Saturday, April 20, 2013


James may love Walt Whitman and his poetry because they share the same last name, or it could be because he knows it annoys his father.  Whatever the reason, James relates almost everything to Whitman's famous lines.  Besides, when he focuses on poetry, he isn't thinking about the other things that make his life suck.

His sister Jorie was expelled from school supposedly for fighting and sending a girl who used to be her best friend to the hospital.  Another reason given was that Jorie was also guilty of throwing a teacher's laptop in the library.  James misses Jorie and decides to plead her case with the school administration in hopes of reversing her expulsion.  If he is successful, she might be able to walk at graduation, and his parents might agree to allow her to move back into the house.  God, he misses her.  Life at home has become unbearable.
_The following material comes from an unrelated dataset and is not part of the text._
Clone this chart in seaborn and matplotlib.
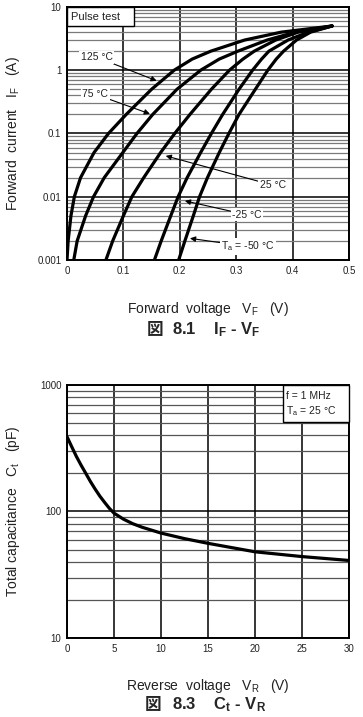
import numpy as np
import pandas as pd
import matplotlib
matplotlib.use("Agg")
import matplotlib.pyplot as plt
import seaborn as sns
from matplotlib.patches import Rectangle
from matplotlib.ticker import LogLocator, FixedLocator, FixedFormatter

# ---------- Data ----------
# IF - VF, forward current (A) vs forward voltage (V), one list per temperature
temps = ["125", "75", "25", "-25", "-50"]
if_vals = [0.001, 0.002, 0.005, 0.01, 0.02, 0.05, 0.1, 0.2, 0.5, 1.0, 1.5, 2.0, 3.0, 4.0, 5.0]
vf_125 = [0.000, 0.002, 0.007, 0.013, 0.024, 0.048, 0.0735, 0.105, 0.150, 0.190, 0.222, 0.255, 0.315, 0.380, 0.470]
vf_75 = [0.012, 0.018, 0.033, 0.047, 0.066, 0.099, 0.124, 0.152, 0.195, 0.237, 0.270, 0.303, 0.355, 0.405, 0.470]
vf_25 = [0.069, 0.081, 0.100, 0.115, 0.136, 0.166, 0.191, 0.218, 0.256, 0.288, 0.312, 0.332, 0.370, 0.410, 0.470]
vf_m25 = [0.155, 0.167, 0.184, 0.197, 0.213, 0.237, 0.256, 0.276, 0.305, 0.329, 0.345, 0.358, 0.392, 0.428, 0.470]
vf_m50 = [0.198, 0.209, 0.224, 0.235, 0.249, 0.270, 0.287, 0.305, 0.334, 0.356, 0.371, 0.384, 0.407, 0.432, 0.470]

# Ct - VR, total capacitance (pF) vs reverse voltage (V)
vr_vals = [0, 0.5, 1, 1.5, 2, 2.5, 3, 3.5, 4, 4.5, 5, 6, 7, 8, 10, 12.5, 15, 20, 25, 30]
ct_vals = [390, 325, 272, 232, 200, 172, 150, 132, 118, 106, 97, 87, 80, 75, 67.5, 61, 56, 48, 44, 41]

vf_ticks = [0, 0.1, 0.2, 0.3, 0.4, 0.5]
if_ticks = [0.001, 0.01, 0.1, 1, 10]
if_ticklabels = ["0.001", "0.01", "0.1", "1", "10"]
vr_ticks = [0, 5, 10, 15, 20, 25, 30]
ct_ticks = [10, 100, 1000]
ct_ticklabels = ["10", "100", "1000"]

# ---------- Style ----------
sns.set_theme(style="white")
plt.rcParams["font.family"] = ["Liberation Sans", "Noto Sans CJK JP", "DejaVu Sans"]
plt.rcParams["mathtext.fontset"] = "custom"
plt.rcParams["mathtext.rm"] = "Liberation Sans"
plt.rcParams["mathtext.it"] = "Liberation Sans:italic"
plt.rcParams["mathtext.bf"] = "Liberation Sans:bold"

TXT = "#222222"


def style_log_axes(ax, minor_color):
    ax.grid(False)
    ax.yaxis.set_minor_locator(LogLocator(base=10, subs=np.arange(2, 10)))
    ax.grid(True, which="major", axis="both", color="black", lw=1.1)
    ax.grid(True, which="minor", axis="y", color=minor_color, lw=0.9)
    ax.set_axisbelow(True)
    for s in ax.spines.values():
        s.set_color("black")
        s.set_linewidth(1.4)
    ax.tick_params(which="both", length=0, labelsize=7, colors=TXT, pad=4)
    ax.yaxis.set_minor_formatter(plt.NullFormatter())
    ax.yaxis.label.set_va("center")


def corner_box(ax, x0, y0, w, h):
    ax.add_patch(Rectangle((x0, y0), w, h, transform=ax.transAxes, fc="white",
                           ec="black", lw=1.0, zorder=3, clip_on=False))


fig = plt.figure(figsize=(3.63, 7.17), dpi=100)

# ---------- IF - VF ----------
ax1 = fig.add_axes([0.1846, 0.6374, 0.7768, 0.3529])
df_if = pd.concat([
    pd.DataFrame({"VF": v, "IF": if_vals, "Ta": t})
    for v, t in zip([vf_125, vf_75, vf_25, vf_m25, vf_m50], temps)
])
sns.lineplot(data=df_if, x="VF", y="IF", hue="Ta", units="Ta", estimator=None,
             palette=["black"] * 5, lw=2.3, legend=False, ax=ax1)
ax1.set_yscale("log")
ax1.set_xlim(0, 0.5)
ax1.set_ylim(0.001, 10)
ax1.xaxis.set_major_locator(FixedLocator(vf_ticks))
ax1.set_xticklabels([f"{t:g}" for t in vf_ticks])
ax1.yaxis.set_major_locator(FixedLocator(if_ticks))
ax1.yaxis.set_major_formatter(FixedFormatter(if_ticklabels))
style_log_axes(ax1, "#7a7a7a")
ax1.set_xlabel(r"Forward  voltage   V$_\mathrm{F}$   (V)", fontsize=10, color=TXT)
ax1.set_ylabel(r"Forward  current   I$_\mathrm{F}$   (A)", fontsize=10, color=TXT)
ax1.xaxis.set_label_coords(0.5, -0.158)
ax1.yaxis.set_label_coords(-0.191, 0.5)

corner_box(ax1, 0.0, 0.925, 0.238, 0.075)
ax1.text(0.014, 0.962, "Pulse test", transform=ax1.transAxes, fontsize=8,
         va="center", ha="left", color=TXT, zorder=4)

box = dict(boxstyle="square,pad=0.15", fc="white", ec="none")
arrow = dict(arrowstyle="-|>", color="black", lw=0.8, mutation_scale=8, shrinkA=0, shrinkB=0)
labels = [
    ("125 °C", (0.053, 1.6), (0.159, 0.68)),
    ("75 °C", (0.050, 0.418), (0.147, 0.204)),
    ("25 °C", (0.365, 0.0152), (0.175, 0.0443)),
    ("-25 °C", (0.319, 0.00518), (0.209, 0.0086)),
    (r"T$_\mathrm{a}$ = -50 °C", (0.321, 0.00163), (0.218, 0.0022)),
]
for txt, xytext, xy in labels:
    ax1.annotate(txt, xy=xy, xytext=xytext, fontsize=7.5, ha="center", va="center",
                 bbox=box, arrowprops=arrow, color=TXT)

fig.text(155 / 363, 1 - 330 / 717, "図", fontsize=12, fontweight="bold",
         ha="center", va="center", family=["Noto Sans CJK JP"])
fig.text(172 / 363, 1 - 330 / 717, r"8.1    I$_\mathbf{F}$ - V$_\mathbf{F}$",
         fontsize=12, fontweight="bold", ha="left", va="center")

# ---------- Ct - VR ----------
ax2 = fig.add_axes([0.1846, 0.1102, 0.7768, 0.3529])
df_ct = pd.DataFrame({"VR": vr_vals, "Ct": ct_vals})
sns.lineplot(data=df_ct, x="VR", y="Ct", color="black", lw=2.3, ax=ax2)
ax2.set_yscale("log")
ax2.set_xlim(0, 30)
ax2.set_ylim(10, 1000)
ax2.xaxis.set_major_locator(FixedLocator(vr_ticks))
ax2.set_xticklabels([str(t) for t in vr_ticks])
ax2.yaxis.set_major_locator(FixedLocator(ct_ticks))
ax2.yaxis.set_major_formatter(FixedFormatter(ct_ticklabels))
style_log_axes(ax2, "#555555")
ax2.set_xlabel(r"Reverse  voltage   V$_\mathrm{R}$   (V)", fontsize=10, color=TXT)
ax2.set_ylabel(r"Total capacitance   C$_\mathrm{t}$   (pF)", fontsize=10, color=TXT)
ax2.xaxis.set_label_coords(0.5, -0.154)
ax2.yaxis.set_label_coords(-0.191, 0.5)

corner_box(ax2, 0.765, 0.853, 0.235, 0.147)
ax2.text(0.775, 0.957, "f = 1 MHz", transform=ax2.transAxes, fontsize=7.5,
         va="center", ha="left", color=TXT, zorder=4)
ax2.text(0.775, 0.898, r"T$_\mathrm{a}$ = 25 °C", transform=ax2.transAxes, fontsize=7.5,
         va="center", ha="left", color=TXT, zorder=4)

fig.text(153 / 363, 1 - 705 / 717, "図", fontsize=12, fontweight="bold",
         ha="center", va="center", family=["Noto Sans CJK JP"])
fig.text(172 / 363, 1 - 705 / 717, r"8.3    C$_\mathbf{t}$ - V$_\mathbf{R}$",
         fontsize=12, fontweight="bold", ha="left", va="center")

fig.savefig("out.png", dpi=100)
James's sensitive nature has sent him into a deep depression.  To cope with his suicidal feelings, he often confides in an imaginary therapist he refers to as Dr. Bird.  What he isn't comfortable sharing is that Dr. Bird is actually a bird who nods and bobs in response to James's confessions. 

Unfortunately, Dr. Bird is not as effective as in the past so James begins to consult a real therapist recommended by his sister, but paying for the sessions is becoming increasingly difficult without his parents' help.  Without Jorie and without someone to help him deal with his deepening depression, James is afraid he might not be able to hang on.

DR. BIRD'S ADVICE FOR SAD POETS is author Even Roskos's first novel.  Readers will fall in love with James and cheer him on as he fights for his sister and his own personal sanity in a family that just doesn't meet his emotional needs.